• _Short task_:
Could the lines from the start of the data through the line with "LineChart, XAxis, YAxis" be set down exactly, with no pictures among them?

• _Recorded information_:
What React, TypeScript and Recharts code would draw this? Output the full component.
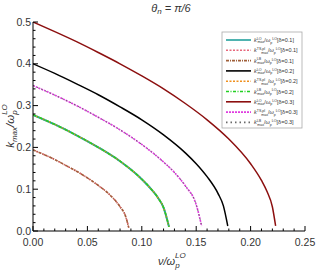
import { Line, LineChart, XAxis, YAxis } from 'recharts'

// curve readings: v / ω_p^LO  against  k_max / ω_p^LO
const vRed = [0, 0.02, 0.04, 0.06, 0.08, 0.1, 0.12, 0.14, 0.16, 0.18, 0.2, 0.21, 0.215, 0.22, 0.223]
const kRed = [0.5, 0.477, 0.453, 0.427, 0.4, 0.371, 0.34, 0.305, 0.266, 0.22, 0.161, 0.121, 0.095, 0.058, 0.012]

const vBlack = [0, 0.02, 0.04, 0.06, 0.08, 0.1, 0.12, 0.14, 0.15, 0.16, 0.17, 0.175, 0.179]
const kBlack = [0.4, 0.377, 0.352, 0.326, 0.297, 0.266, 0.23, 0.187, 0.161, 0.13, 0.09, 0.06, 0.012]

const vMagenta = [0, 0.02, 0.04, 0.06, 0.08, 0.1, 0.12, 0.13, 0.14, 0.15, 0.155]
const kMagenta = [0.348, 0.325, 0.3, 0.272, 0.242, 0.207, 0.165, 0.14, 0.108, 0.063, 0.012]

const vTeal = [0, 0.02, 0.04, 0.06, 0.08, 0.09, 0.1, 0.11, 0.115, 0.12, 0.125]
const kTeal = [0.278, 0.255, 0.229, 0.2, 0.167, 0.147, 0.124, 0.096, 0.079, 0.056, 0.01]

const vBrown = [0, 0.01, 0.02, 0.03, 0.04, 0.05, 0.06, 0.07, 0.08, 0.085, 0.088]
const kBrown = [0.194, 0.183, 0.171, 0.157, 0.143, 0.127, 0.109, 0.088, 0.058, 0.036, 0.008]

const xTicks = [
	0, 0.01, 0.02, 0.03, 0.04, 0.05, 0.06, 0.07, 0.08, 0.09, 0.1, 0.11, 0.12, 0.13, 0.14, 0.15, 0.16,
	0.17, 0.18, 0.19, 0.2, 0.21, 0.22, 0.23, 0.24, 0.25,
]
const yTicks = [
	0, 0.02, 0.04, 0.06, 0.08, 0.1, 0.12, 0.14, 0.16, 0.18, 0.2, 0.22, 0.24, 0.26, 0.28, 0.3, 0.32,
	0.34, 0.36, 0.38, 0.4, 0.42, 0.44, 0.46, 0.48, 0.5,
]

const seriesModels = ['LO', 'TS,pl', 'LB', 'LO', 'TS,pl', 'LB', 'LO', 'TS,pl', 'LB']
const seriesDeltas = ['0.1', '0.1', '0.1', '0.2', '0.2', '0.2', '0.3', '0.3', '0.3']

const zip = (v: number[], k: number[]) => v.map((x, i) => ({ v: x, k: k[i] }))

const curves = [
	zip(vTeal, kTeal),
	zip(vBrown, kBrown),
	zip(vBrown, kBrown),
	zip(vBlack, kBlack),
	zip(vTeal, kTeal),
	zip(vTeal, kTeal),
	zip(vRed, kRed),
	zip(vMagenta, kMagenta),
	zip(vMagenta, kMagenta),
]

const styles = [
	{ color: '#23a09c', dash: undefined, width: 2 },
	{ color: '#e8687c', dash: '2 1.5', width: 1.5 },
	{ color: '#a0603a', dash: '3 1 1 1', width: 1.5 },
	{ color: '#000000', dash: undefined, width: 1.5 },
	{ color: '#f0901e', dash: '2 1.5', width: 1.5 },
	{ color: '#22d022', dash: '3 1.5 1 1.5', width: 1.5 },
	{ color: '#8c0f0f', dash: undefined, width: 1.5 },
	{ color: '#e03ce0', dash: '2 1', width: 1.6 },
	{ color: '#6a6a6a', dash: '1.5 3', width: 1 },
]

const isMajor = (v: number, step: number) => Math.abs(v / step - Math.round(v / step)) < 1e-6

const tickFont = { fontFamily: 'Liberation Sans, Arial, sans-serif', fontSize: 10.5, fill: '#333' }

const BottomTick = (props: any) => {
	const { x, y, payload } = props
	const major = isMajor(payload.value, 0.05)
	return (
		<g>
			<line x1={x} x2={x} y1={y} y2={y - (major ? 5 : 2.5)} stroke='#000' />
			{major && (
				<text x={x} y={y + 15} textAnchor='middle' {...tickFont}>
					{payload.value.toFixed(2)}
				</text>
			)}
		</g>
	)
}

const TopTick = (props: any) => {
	const { x, y, payload } = props
	const major = isMajor(payload.value, 0.05)
	return <line x1={x} x2={x} y1={y} y2={y + (major ? 5 : 2.5)} stroke='#000' />
}

const LeftTick = (props: any) => {
	const { x, y, payload } = props
	const major = isMajor(payload.value, 0.1)
	return (
		<g>
			<line x1={x} x2={x + (major ? 5 : 2.5)} y1={y} y2={y} stroke='#000' />
			{major && (
				<text x={x - 2} y={y + 3.5} textAnchor='end' {...tickFont}>
					{payload.value.toFixed(1)}
				</text>
			)}
		</g>
	)
}

const RightTick = (props: any) => {
	const { x, y, payload } = props
	const major = isMajor(payload.value, 0.1)
	return <line x1={x} x2={x - (major ? 5 : 2.5)} y1={y} y2={y} stroke='#000' />
}

const LegendBox = () => {
	const left = 222
	const top = 32
	return (
		<g>
			<rect x={left} y={top} width={80} height={96} fill='#fff' stroke='#aaa' strokeWidth={0.8} />
			{seriesModels.map((m, i) => {
				const ry = top + 8 + i * 10.3
				return (
					<g key={i}>
						<line
							x1={left + 4}
							x2={left + 29}
							y1={ry}
							y2={ry}
							stroke={styles[i].color}
							strokeWidth={1.6}
							strokeDasharray={styles[i].dash}
						/>
						<text x={left + 32} y={ry + 2} fontSize={5.5} fill='#333' fontFamily='Liberation Sans, Arial, sans-serif'>
							<tspan fontStyle='italic'>k</tspan>
							<tspan fontSize={3.6} dy={-2.2}>{m}</tspan>
							<tspan fontSize={3.6} dy={3.6} dx={-4}>max</tspan>
							<tspan dy={-1.4}>/</tspan>
							<tspan fontStyle='italic'>ω</tspan>
							<tspan fontSize={3.6} dy={1.5}>p</tspan>
							<tspan fontSize={3.6} dy={-3.6}>LO</tspan>
							<tspan dy={2.1}>[δ={seriesDeltas[i]}]</tspan>
						</text>
					</g>
				)
			})}
		</g>
	)
}

export default function App() {
	return (
		<div style={{ position: 'absolute', left: 0, top: 0 }}>
			<LineChart width={316} height={273} margin={{ top: 22, right: 11, bottom: 0, left: 0 }}>
				<XAxis
					xAxisId='b'
					dataKey='v'
					type='number'
					domain={[0, 0.25]}
					ticks={xTicks}
					interval={0}
					height={42}
					tickSize={0}
					tickMargin={0}
					tickLine={false}
					tick={<BottomTick />}
					axisLine={{ stroke: '#000' }}
					allowDataOverflow
				/>
				<XAxis
					xAxisId='t'
					orientation='top'
					type='number'
					domain={[0, 0.25]}
					ticks={xTicks}
					interval={0}
					height={0}
					tickSize={0}
					tickMargin={0}
					tickLine={false}
					tick={<TopTick />}
					axisLine={{ stroke: '#000' }}
					allowDataOverflow
				/>
				<YAxis
					yAxisId='l'
					type='number'
					domain={[0, 0.5]}
					ticks={yTicks}
					interval={0}
					width={33}
					tickSize={0}
					tickMargin={0}
					tickLine={false}
					tick={<LeftTick />}
					axisLine={{ stroke: '#000' }}
					allowDataOverflow
				/>
				<YAxis
					yAxisId='r'
					orientation='right'
					type='number'
					domain={[0, 0.5]}
					ticks={yTicks}
					interval={0}
					width={0}
					tickSize={0}
					tickMargin={0}
					tickLine={false}
					tick={<RightTick />}
					axisLine={{ stroke: '#000' }}
					allowDataOverflow
				/>
				{curves.map((d, i) => (
					<Line
						key={i}
						xAxisId='b'
						yAxisId='l'
						data={d}
						dataKey='k'
						type='monotone'
						stroke={styles[i].color}
						strokeWidth={styles[i].width}
						strokeDasharray={styles[i].dash}
						dot={false}
						activeDot={false}
						isAnimationActive={false}
						name={`${seriesModels[i]} δ=${seriesDeltas[i]}`}
					/>
				))}
				<LegendBox />
				<text x={171} y={12} textAnchor='middle' fontSize={11} fontStyle='italic' fill='#333' fontFamily='Liberation Sans, Arial, sans-serif'>
					θ<tspan fontSize={8} dy={2}>n</tspan>
					<tspan dy={-2}> = π/6</tspan>
				</text>
				<text x={158} y={265} fontSize={11} fontStyle='italic' fill='#333' fontFamily='Liberation Sans, Arial, sans-serif'>
					ν/ω<tspan fontSize={8} dy={3}>p</tspan>
					<tspan fontSize={8} dy={-10} dx={-4.5}>LO</tspan>
				</text>
				<text
					transform='translate(14,126) rotate(-90)'
					textAnchor='middle'
					fontSize={11.5}
					fontStyle='italic'
					fill='#333'
					fontFamily='Liberation Sans, Arial, sans-serif'
				>
					k<tspan fontSize={8} dy={3}>max</tspan>
					<tspan dy={-3}>/ω</tspan>
					<tspan fontSize={8} dy={3}>p</tspan>
					<tspan fontSize={8} dy={-10} dx={-4.5}>LO</tspan>
				</text>
			</LineChart>
		</div>
	)
}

• _Output of the task_:
What React, TypeScript and Recharts code would draw this? Output the full component.
import { Line, LineChart, XAxis, YAxis } from 'recharts'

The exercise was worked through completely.